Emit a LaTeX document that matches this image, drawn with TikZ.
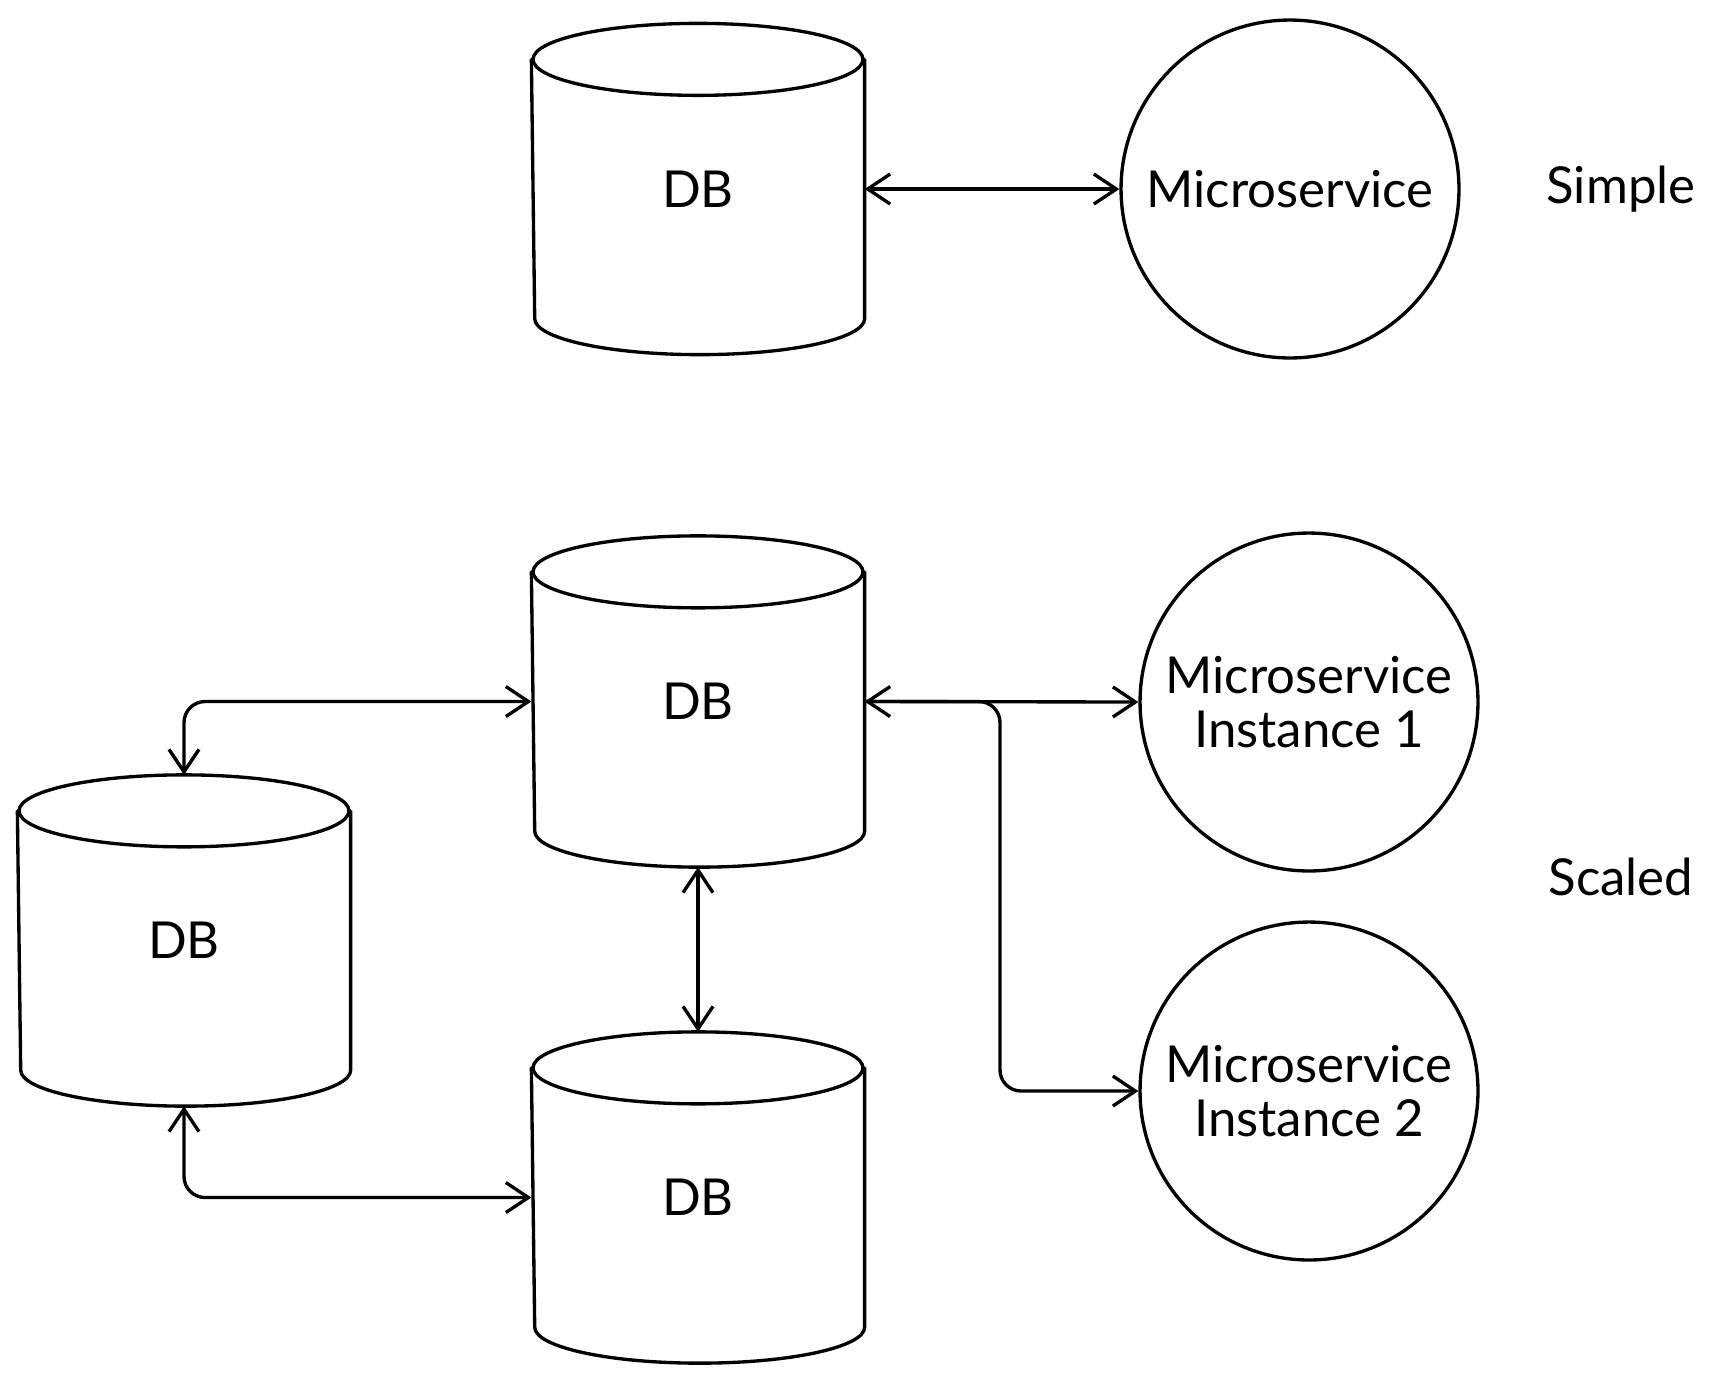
\documentclass[tikz,border=0pt]{standalone}
\usepackage{fontspec}
\setmainfont{Lato}
\usepackage{tikz}
\usetikzlibrary{shapes.geometric,arrows.meta,calc,positioning}
% outline of a database drum round a named box
\newcommand{\dbdraw}[1]{%
  \draw ([yshift=-0.72cm]#1.north) ellipse[x radius=3.3cm, y radius=0.72cm];
  \draw[line cap=round, line join=round] ([yshift=-0.72cm]#1.north east) -- ([yshift=0.72cm]#1.south east)
    arc[start angle=0, end angle=-180, x radius=3.3cm, y radius=0.72cm]
    -- ([yshift=-0.72cm]#1.north west);}

\begin{document}
\begin{tikzpicture}[x=0.02cm, y=-0.02cm, line width=1.9pt,
	>={Straight Barb[length=0.45cm,width=0.6cm]}]
	\tikzstyle{every node} = [font=\fontsize{29}{35}\selectfont]
	\tikzstyle{dbcyl} = [rectangle, minimum width = 6.6cm, minimum height = 6.56cm, inner sep=0pt]
	\tikzstyle{service} = [circle, draw = black, minimum size = 6.76cm, inner sep=0pt, align=center]
\useasboundingbox (0,0) rectangle (1719,1380);
% simple
\node[dbcyl] (db1) at (698, 189) {DB};
\node[service] (ms1) at (1290, 189) {Microservice};
\node (simple) at (1621, 189) {Simple};
	\dbdraw{db1}
	\path[draw][<->] (db1.east) -- (ms1.west);
% scaled
\node[dbcyl] (db2) at (698, 701.5) {DB};
\node[dbcyl] (db3) at (184, 940.5) {DB};
\node[dbcyl] (db4) at (698, 1197.5) {DB};
\node[service] (ms2) at (1309, 702) {Microservice\\[-4pt]Instance 1};
\node[service] (ms3) at (1309, 1091) {Microservice\\[-4pt]Instance 2};
\node (scaled) at (1621, 877) {Scaled};
	\dbdraw{db2}
	\dbdraw{db3}
	\dbdraw{db4}
\coordinate (fork) at (1000, 702);
	\path[draw][<->, rounded corners = 12pt] (db3.north) |- (db2.west);
	\path[draw][<->, rounded corners = 12pt] (db3.south) |- (db4.west);
	\path[draw][<->] (db2.south) -- (db4.north);
	\path[draw][<->] (db2.east) -- (ms2.west);
	\path[draw][->, rounded corners = 12pt] (db2.east) -| (fork |- ms3.west) -- (ms3.west);
\end{tikzpicture}
\end{document}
· · · ·
**YOUR INSTRUCTIONS**
Transcribe the whole listing, character for character, but not its images.

**ANSWER TO THIS TASK**
Emit a LaTeX document that matches this image, drawn with TikZ.
\documentclass[tikz,border=0pt]{standalone}
\usepackage{fontspec}
\setmainfont{Lato}
\usepackage{tikz}
\usetikzlibrary{shapes.geometric,arrows.meta,calc,positioning}
% outline of a database drum round a named box
\newcommand{\dbdraw}[1]{%
  \draw ([yshift=-0.72cm]#1.north) ellipse[x radius=3.3cm, y radius=0.72cm];
  \draw[line cap=round, line join=round] ([yshift=-0.72cm]#1.north east) -- ([yshift=0.72cm]#1.south east)
    arc[start angle=0, end angle=-180, x radius=3.3cm, y radius=0.72cm]
    -- ([yshift=-0.72cm]#1.north west);}

\begin{document}
\begin{tikzpicture}[x=0.02cm, y=-0.02cm, line width=1.9pt,
	>={Straight Barb[length=0.45cm,width=0.6cm]}]
	\tikzstyle{every node} = [font=\fontsize{29}{35}\selectfont]
	\tikzstyle{dbcyl} = [rectangle, minimum width = 6.6cm, minimum height = 6.56cm, inner sep=0pt]
	\tikzstyle{service} = [circle, draw = black, minimum size = 6.76cm, inner sep=0pt, align=center]
\useasboundingbox (0,0) rectangle (1719,1380);
% simple
\node[dbcyl] (db1) at (698, 189) {DB};
\node[service] (ms1) at (1290, 189) {Microservice};
\node (simple) at (1621, 189) {Simple};
	\dbdraw{db1}
	\path[draw][<->] (db1.east) -- (ms1.west);
% scaled
\node[dbcyl] (db2) at (698, 701.5) {DB};
\node[dbcyl] (db3) at (184, 940.5) {DB};
\node[dbcyl] (db4) at (698, 1197.5) {DB};
\node[service] (ms2) at (1309, 702) {Microservice\\[-4pt]Instance 1};
\node[service] (ms3) at (1309, 1091) {Microservice\\[-4pt]Instance 2};
\node (scaled) at (1621, 877) {Scaled};
	\dbdraw{db2}
	\dbdraw{db3}
	\dbdraw{db4}
\coordinate (fork) at (1000, 702);
	\path[draw][<->, rounded corners = 12pt] (db3.north) |- (db2.west);
	\path[draw][<->, rounded corners = 12pt] (db3.south) |- (db4.west);
	\path[draw][<->] (db2.south) -- (db4.north);
	\path[draw][<->] (db2.east) -- (ms2.west);
	\path[draw][->, rounded corners = 12pt] (db2.east) -| (fork |- ms3.west) -- (ms3.west);
\end{tikzpicture}
\end{document}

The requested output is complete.